Saul is treated even more harshly in the Book of Chronicles, the other record of this history, where he is tersely referred to as one who ‘died for his unfaithfulness . . . therefore the Lord put him to death’ (1 Chron 10.13-14). Perhaps that is not surprising. When any business or organization sets out to rebrand itself before the world, the choice of leader for the new era is vitally important. The stakes are very high. The world is watching. Israel specifically restructured its national leadership around a model that was meant to make it look and feel like the world around and things went tragically wrong. It was a very public failure.

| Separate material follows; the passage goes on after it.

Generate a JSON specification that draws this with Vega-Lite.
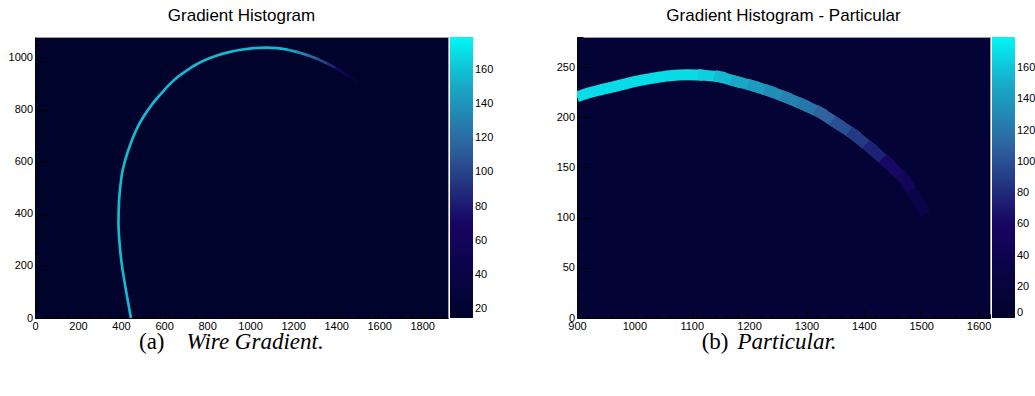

For all the things working against Saul – including being professionally under-resourced for the job and clearly undermined by those whose task it was to offer help (Samuel frequently questions or criticises him) – notice that throughout the story he is treated as responsible and accountable. We are a long way from a contemporary victim and blame culture here. Saul’s own freedom and selfhood is honoured, and for all the signs of his hesitancy, there is a strand in the narrative that suggests Yahweh never lost belief that Saul’s reign could have succeeded. Now as then, the primary vocation, and perhaps the hardest to be faithful too, was the way of radical, naked trust in Yahweh. No amount of training and strategy could substitute for that.

In the end Saul’s downfall was a failure to trust and obey. Yahweh says he has ‘turned back’ from doing his will (1 Sam 15.10). We first met Saul as he turned back without finding lost donkeys in the wilderness. He needed to turn his back on Samuel in order to take to heart the role of king. In the end the task of ‘turning’ both defines and eludes him.

Not everyone fulfils their potential, but it may be that what really matters in the end is to have the courage to fight our fear of failure, to learn, to explore, and to take the risks we need to in order to grow. We live in a culture that instils a terror of failure, and that is very unhealthy.